To be clear, we’re been working on the roll out of some new computer policies at our school, so I’ve had to figure out what students do and don’t have access to before creating expectations that can be assessed. Now that students have figured out how to get to the notebooks, here is my plan for students taking charge of the class notebook.

Each class will have two students selected to manage the day’s notebook page. By the next class, the page for that day’s class should contain:

  • Warm-Up and solutions
  • definitions and explanations of concepts discussed during class
  • 4 – 6 practice problems and solutions
  • class handouts
  • questions or ideas that we didn’t get to during class

Grading for this element of the course is binary (Meets/Does Not Meet Expectations) but is also ongoing throughout the semester, so I can give students feedback on their day’s notes and ask for it to be updated/improved.

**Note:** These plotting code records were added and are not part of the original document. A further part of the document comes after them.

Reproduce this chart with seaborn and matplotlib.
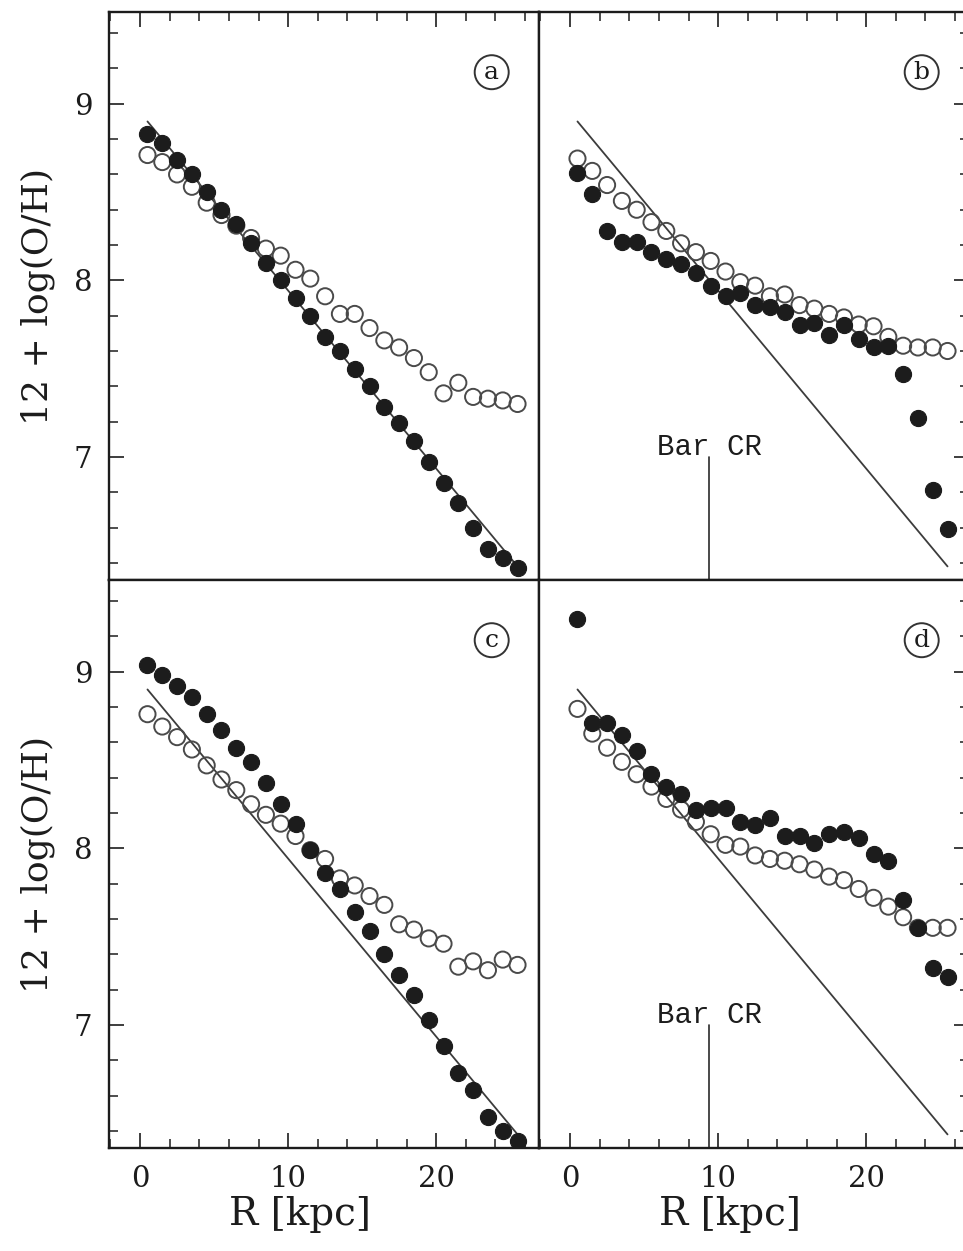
import pandas as pd
import seaborn as sns
import matplotlib.pyplot as plt
from matplotlib.ticker import MultipleLocator

# Galactocentric radius of the model annuli [kpc]
radius = [0.5, 1.5, 2.5, 3.5, 4.5, 5.5, 6.5, 7.5, 8.5, 9.5, 10.5, 11.5, 12.5,
          13.5, 14.5, 15.5, 16.5, 17.5, 18.5, 19.5, 20.5, 21.5, 22.5, 23.5,
          24.5, 25.5]

# 12 + log(O/H), filled = gas, open = stars
a_filled = [8.83, 8.78, 8.68, 8.60, 8.50, 8.40, 8.32, 8.21, 8.10, 8.00, 7.90,
            7.80, 7.68, 7.60, 7.50, 7.40, 7.28, 7.19, 7.09, 6.97, 6.85, 6.74,
            6.60, 6.48, 6.43, 6.37]
a_open = [8.71, 8.67, 8.60, 8.53, 8.44, 8.37, 8.31, 8.24, 8.18, 8.14, 8.06,
          8.01, 7.91, 7.81, 7.81, 7.73, 7.66, 7.62, 7.56, 7.48, 7.36, 7.42,
          7.34, 7.33, 7.32, 7.30]

b_filled = [8.61, 8.49, 8.28, 8.22, 8.22, 8.16, 8.12, 8.09, 8.04, 7.97, 7.91,
            7.93, 7.86, 7.85, 7.82, 7.75, 7.76, 7.69, 7.75, 7.67, 7.62, 7.63,
            7.47, 7.22, 6.81, 6.59]
b_open = [8.69, 8.62, 8.54, 8.45, 8.40, 8.33, 8.28, 8.21, 8.16, 8.11, 8.05,
          7.99, 7.97, 7.91, 7.92, 7.86, 7.84, 7.81, 7.79, 7.75, 7.74, 7.68,
          7.63, 7.62, 7.62, 7.60]

c_filled = [9.04, 8.98, 8.92, 8.86, 8.76, 8.67, 8.57, 8.49, 8.37, 8.25, 8.14,
            7.99, 7.86, 7.77, 7.64, 7.53, 7.40, 7.28, 7.17, 7.03, 6.88, 6.73,
            6.63, 6.48, 6.40, 6.34]
c_open = [8.76, 8.69, 8.63, 8.56, 8.47, 8.39, 8.33, 8.25, 8.19, 8.14, 8.07,
          7.99, 7.94, 7.83, 7.79, 7.73, 7.68, 7.57, 7.54, 7.49, 7.46, 7.33,
          7.36, 7.31, 7.37, 7.34]

d_filled = [9.30, 8.71, 8.71, 8.64, 8.55, 8.42, 8.35, 8.31, 8.22, 8.23, 8.23,
            8.15, 8.13, 8.17, 8.07, 8.07, 8.03, 8.08, 8.09, 8.06, 7.97, 7.93,
            7.71, 7.55, 7.32, 7.27]
d_open = [8.79, 8.65, 8.57, 8.49, 8.42, 8.35, 8.28, 8.22, 8.15, 8.08, 8.02,
          8.01, 7.96, 7.94, 7.93, 7.91, 7.88, 7.84, 7.82, 7.77, 7.72, 7.67,
          7.61, 7.55, 7.55, 7.55]

# initial (reference) gradient drawn as a straight line
grad_r = [0.5, 25.5]
grad_oh = [8.90, 6.38]

# bar corotation radius [kpc]
bar_cr = 9.4
bar_cr_top = 7.0

panel_names = ["a", "b", "c", "d"]
panel_filled = [a_filled, b_filled, c_filled, d_filled]
panel_open = [a_open, b_open, c_open, d_open]
show_bar = [False, True, False, True]

sns.set_theme(style="white")
plt.rcParams["font.family"] = ["DejaVu Serif", "DejaVu Sans"]

fig = plt.figure(figsize=(9.63, 12.51), dpi=100)

W, H = 430 / 963, 568 / 1251
x_left, x_right = 109 / 963, 539 / 963
y_top, y_bot = (1251 - 580) / 1251, (1251 - 1148) / 1251
positions = [(x_left, y_top), (x_right, y_top), (x_left, y_bot), (x_right, y_bot)]

ink = "#1c1c1c"

for i, name in enumerate(panel_names):
    ax = fig.add_axes([positions[i][0], positions[i][1], W, H])
    is_left = i % 2 == 0
    is_top = i < 2

    sns.lineplot(x=grad_r, y=grad_oh, ax=ax, color="#3c3c3c", lw=1.3,
                 legend=False, zorder=1)
    sns.scatterplot(x=radius, y=panel_open[i], ax=ax, marker="o", s=135,
                    facecolor="none", edgecolor="#4a4a4a", linewidth=1.4,
                    legend=False, zorder=2)
    sns.scatterplot(x=radius, y=panel_filled[i], ax=ax, marker="o", s=135,
                    color=ink, edgecolor=ink, linewidth=0.8,
                    legend=False, zorder=3)

    if show_bar[i]:
        ax.plot([bar_cr, bar_cr], [6.0, bar_cr_top], color="#2a2a2a", lw=1.2)
        ax.text(bar_cr, bar_cr_top + 0.01, "Bar CR", ha="center",
                va="baseline", fontsize=21, family="Liberation Mono",
                color=ink)

    ax.text(0.89, 0.894, name, transform=ax.transAxes, ha="center",
            va="center", fontsize=18, color=ink,
            bbox=dict(boxstyle="circle,pad=0.22", fc="none", ec="#333333", lw=1.4))

    ax.set_xlim(-2.1, 26.95)
    ax.set_ylim(6.303, 9.52)
    ax.xaxis.set_major_locator(MultipleLocator(10))
    ax.xaxis.set_minor_locator(MultipleLocator(2))
    ax.yaxis.set_major_locator(MultipleLocator(1))
    ax.yaxis.set_minor_locator(MultipleLocator(0.2))

    ax.tick_params(which="both", direction="in", color=ink,
                   top=is_top, bottom=not is_top,
                   left=is_left, right=not is_left,
                   labeltop=False, labelright=False,
                   labelbottom=not is_top, labelleft=is_left,
                   labelsize=21, labelcolor=ink, pad=12)
    ax.tick_params(which="major", length=11, width=1.2)
    ax.tick_params(which="minor", length=6.5, width=1.1)

    for sp in ax.spines.values():
        sp.set_color(ink)
        sp.set_linewidth(1.7)

    if is_left:
        ax.set_ylabel("12 + log(O/H)", fontsize=26, color=ink)
        ax.yaxis.set_label_coords(-0.125, 0.5)
    else:
        ax.set_ylabel("")
    if not is_top:
        ax.set_xlabel("R [kpc]", fontsize=28, color=ink)
        ax.xaxis.set_label_coords(0.444, -0.085)
    else:
        ax.set_xlabel("")

fig.savefig("out.png", dpi=100, facecolor="white")
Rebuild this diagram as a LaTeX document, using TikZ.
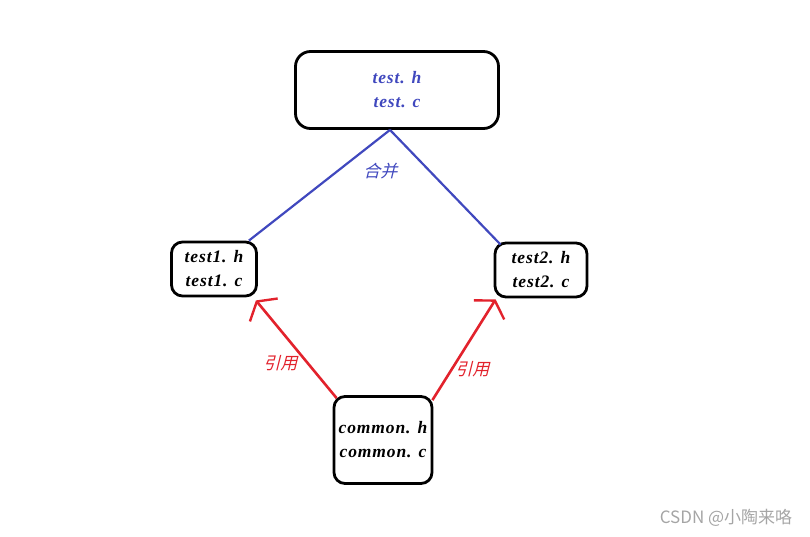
\documentclass[tikz,border=0pt]{standalone}
\usepackage{fontspec}
\setmainfont{Liberation Serif}
\newfontfamily\cjk{Noto Sans CJK SC}
\newfontfamily\wide[LetterSpace=5]{Liberation Serif}
\usetikzlibrary{arrows.meta}
\definecolor{mblue}{RGB}{64,72,190}
\definecolor{cred}{RGB}{226,34,44}
\definecolor{wmark}{RGB}{165,165,165}

\begin{document}
\begin{tikzpicture}[x=1pt, y=-1pt, font=\wide\bfseries\itshape\fontsize{17.5}{24}\selectfont,
  box/.style={draw, line width=2.8pt, rounded corners=11pt, align=center, inner sep=0pt},
  merge/.style={mblue, line width=2.2pt},
  cite/.style={cred, line width=2.6pt, -{Straight Barb[length=11pt, width=36pt, line width=2.4pt]}},
  lbl/.style={font=\cjk\fontsize{17}{20}\selectfont, xslant=0.25}]
\useasboundingbox (0,0) rectangle (810,536);
% source files
\node[box, rounded corners=15pt, minimum width=203pt, minimum height=77pt, text=mblue] (top) at (397,90) {test. h\\test. c};
\node[box, minimum width=85pt, minimum height=54pt] (t1) at (214,269) {test1. h\\test1. c};
\node[box, minimum width=92pt, minimum height=54pt] (t2) at (541,270) {test2. h\\test2. c};
\node[box, minimum width=98pt, minimum height=87pt] (com) at (383,440) {common. h\\common. c};
% merge
\draw[merge] ([xshift=-7pt]top.south) -- ([xshift=-9pt]t1.north east);
\draw[merge] ([xshift=-7pt]top.south) -- ([xshift=7pt, yshift=-3pt]t2.north west);
\node[lbl, text=mblue] (hb) at (382,171) {合并};
% include
\draw[cite] ([xshift=4pt, yshift=-3pt]com.north west) -- ([xshift=-2pt, yshift=-3pt]t1.south east);
\draw[cite] ([xshift=-1pt, yshift=-5pt]com.north east) -- ([xshift=2pt, yshift=-1pt]t2.south west);
\node[lbl, text=cred] (yy1) at (282,363) {引用};
\node[lbl, text=cred] (yy2) at (474,369) {引用};
\node[font=\cjk\fontsize{17}{20}\selectfont, text=wmark] (wm) at (726,518) {CSDN @小陶来咯};
\end{tikzpicture}
\end{document}
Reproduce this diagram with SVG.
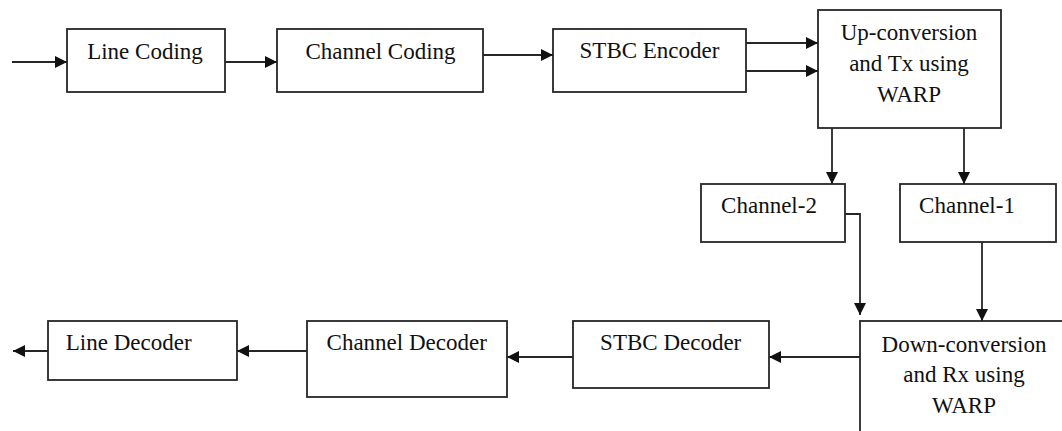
<svg xmlns="http://www.w3.org/2000/svg" width="1062" height="431" viewBox="0 0 1062 431">
<style>
.box{fill:#fff;stroke:#262626;stroke-width:1.8}
.lbl{font-family:'Liberation Serif','Times New Roman',Tinos,'DejaVu Serif',serif;font-size:23px;fill:#111;text-anchor:middle}
.conn{fill:none;stroke:#262626;stroke-width:1.8}
</style>
<defs>
<marker id="ah" viewBox="0 0 12 12" refX="12" refY="6" markerWidth="12" markerHeight="12" markerUnits="userSpaceOnUse" orient="auto">
<path d="M0,0 L12,6 L0,12 z" fill="#111"/>
</marker>
</defs>
<rect width="1062" height="431" fill="#fff"/>
<g id="line-coding"><rect class="box" x="67" y="29" width="158" height="63"/><text class="lbl" font-family="Liberation Serif, serif" x="145" y="59">Line Coding</text></g>
<g id="channel-coding"><rect class="box" x="277" y="29" width="206" height="63"/><text class="lbl" x="380.5" y="59">Channel Coding</text></g>
<g id="stbc-encoder"><rect class="box" x="553" y="29" width="193" height="63"/><text class="lbl" x="649.5" y="58">STBC Encoder</text></g>
<g id="up-conversion"><rect class="box" x="818" y="10" width="183" height="118"/><text class="lbl" x="909" y="40">Up-conversion</text><text class="lbl" x="909" y="71">and Tx using</text><text class="lbl" x="909" y="102">WARP</text></g>
<g id="channel-2"><rect class="box" x="701" y="184" width="144" height="58"/><text class="lbl" x="769" y="213">Channel-2</text></g>
<g id="channel-1"><rect class="box" x="900" y="184" width="156" height="58"/><text class="lbl" x="967" y="213">Channel-1</text></g>
<g id="down-conversion"><rect class="box" x="860" y="321" width="210" height="120"/><text class="lbl" x="964" y="352">Down-conversion</text><text class="lbl" x="964" y="382">and Rx using</text><text class="lbl" x="964" y="413">WARP</text></g>
<g id="stbc-decoder"><rect class="box" x="573" y="321" width="196" height="67"/><text class="lbl" x="670.7" y="350">STBC Decoder</text></g>
<g id="channel-decoder"><rect class="box" x="307" y="321" width="200" height="76"/><text class="lbl" x="406.7" y="350">Channel Decoder</text></g>
<g id="line-decoder"><rect class="box" x="48" y="321" width="189" height="59"/><text class="lbl" x="128.7" y="350">Line Decoder</text></g>
<g id="connectors">
<path class="conn" marker-end="url(#ah)" d="M12,62 H67"/>
<path class="conn" marker-end="url(#ah)" d="M225,62 H277"/>
<path class="conn" marker-end="url(#ah)" d="M483,55 H553"/>
<path class="conn" marker-end="url(#ah)" d="M746,43 H818"/>
<path class="conn" marker-end="url(#ah)" d="M746,71 H818"/>
<path class="conn" marker-end="url(#ah)" d="M832,128 V184"/>
<path class="conn" marker-end="url(#ah)" d="M964,128 V184"/>
<path class="conn" marker-end="url(#ah)" d="M845,214 H860 V315"/>
<path class="conn" marker-end="url(#ah)" d="M982,242 V321"/>
<path class="conn" marker-end="url(#ah)" d="M860,357 H769"/>
<path class="conn" marker-end="url(#ah)" d="M573,357 H507"/>
<path class="conn" marker-end="url(#ah)" d="M307,351 H237"/>
<path class="conn" marker-end="url(#ah)" d="M48,351 H13"/>
</g>
</svg>
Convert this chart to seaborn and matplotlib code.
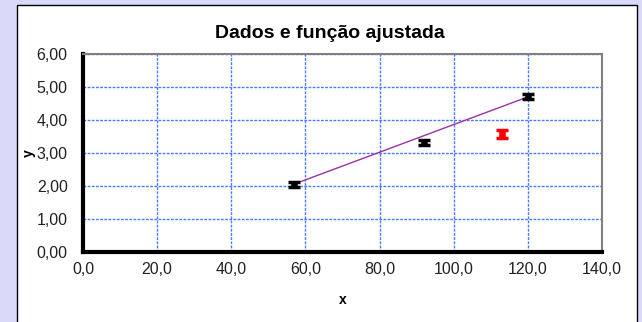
import matplotlib
matplotlib.use("Agg")
import matplotlib.pyplot as plt
from matplotlib.patches import Rectangle
from matplotlib.ticker import FuncFormatter, MultipleLocator
import seaborn as sns
import pandas as pd

# Measured points (x, y, uncertainty in y)
x_data = [57.0, 92.0, 120.0]
y_data = [2.05, 3.32, 4.72]
y_err = [0.08, 0.08, 0.07]

# Point left out of the fit
x_out = [113.0]
y_out = [3.58]
y_out_err = [0.12]

# Fitted straight line, evaluated at the ends of the fitted range
x_fit = [57.0, 120.0]
y_fit = [2.06, 4.70]

sns.set_style("white")
plt.rcParams["font.family"] = ["Liberation Sans", "DejaVu Sans"]

fig = plt.figure(figsize=(6.42, 3.22), dpi=100)
fig.patch.set_facecolor("#d9d9fa")

# White chart panel with a thin black frame
panel = Rectangle((17 / 642, -0.05), (637 - 17) / 642, (322 - 5) / 322 + 0.05,
                  transform=fig.transFigure, facecolor="white",
                  edgecolor="black", linewidth=1.0, zorder=-10)
fig.patches.append(panel)

ax = fig.add_axes([83 / 642, (322 - 252) / 322, (602 - 83) / 642, (252 - 54) / 322])
ax.set_facecolor("white")

fit_df = pd.DataFrame({"x": x_fit, "y": y_fit})
sns.lineplot(data=fit_df, x="x", y="y", ax=ax, color="#9b30a8", linewidth=1.0, zorder=3)

pts = pd.DataFrame({"x": x_data, "y": y_data})
ax.errorbar(x_data, y_data, yerr=y_err, fmt="none", ecolor="black",
            elinewidth=3, capsize=4, capthick=2.5, zorder=4)
sns.scatterplot(data=pts, x="x", y="y", ax=ax, marker="s", s=22,
                color="black", edgecolor="black", zorder=5)

out = pd.DataFrame({"x": x_out, "y": y_out})
ax.errorbar(x_out, y_out, yerr=y_out_err, fmt="none", ecolor="red",
            elinewidth=3, capsize=4, capthick=2.5, zorder=4)
sns.scatterplot(data=out, x="x", y="y", ax=ax, marker="s", s=22,
                color="red", edgecolor="red", zorder=5)

ax.set_xlim(0, 140)
ax.set_ylim(0, 6)
ax.xaxis.set_major_locator(MultipleLocator(20))
ax.yaxis.set_major_locator(MultipleLocator(1))
ax.xaxis.set_major_formatter(FuncFormatter(lambda v, p: f"{v:.1f}".replace(".", ",")))
ax.yaxis.set_major_formatter(FuncFormatter(lambda v, p: f"{v:.2f}".replace(".", ",")))

ax.grid(True, color="#4a7bff", linestyle=(0, (2, 1)), linewidth=1.0)
ax.set_axisbelow(True)

for side in ("top", "right"):
    ax.spines[side].set_color("#808080")
    ax.spines[side].set_linewidth(1.5)
for side in ("left", "bottom"):
    ax.spines[side].set_color("black")
    ax.spines[side].set_linewidth(3)

ax.tick_params(axis="both", direction="out", length=3, width=3, color="black",
               labelsize=11.5, labelcolor="#222222")
ax.tick_params(axis="x", pad=4)
ax.tick_params(axis="y", pad=8)

ax.set_xlabel("x", fontsize=10, fontweight="bold", labelpad=12, color="black")
ax.set_ylabel("y", fontsize=10, fontweight="bold", color="black")
ax.yaxis.set_label_coords(-0.09, 0.5)

fig.text(330 / 642, 1 - 33 / 322, "Dados e função ajustada", ha="center", va="center",
         fontsize=14, fontweight="bold", color="black")

fig.savefig("out.png", dpi=100)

Since we’ve had a few days of class before students are getting control of the notebook, I’ve made the notes at the beginning so students can see what I’m looking for. Students have also suggested that they could add links to resources they find online that they find helpful, and I’m all for this. I’m sure that we will come up with more features as time goes by.

I’m just at the beginning of this, but the comments from students make it sound like they are, at least somewhat, into giving this a try. I know I’m going to be sharing things that the class puts together at the front of the room – that’s why I have a projector and the resources to do so, and those will continue to be in the notes. I’m hoping that by giving students more ownership of this entity by having all of us create it together. This doesn’t necessarily change how students are using their notebooks in class, but I think that might be something that happens as a direct consequence of shifting emphasis to an online notebook.

I’m giving this a try, and as with anything I try, I’ll do my best to share how it develops here. I’m pretty excited to see what it becomes over time.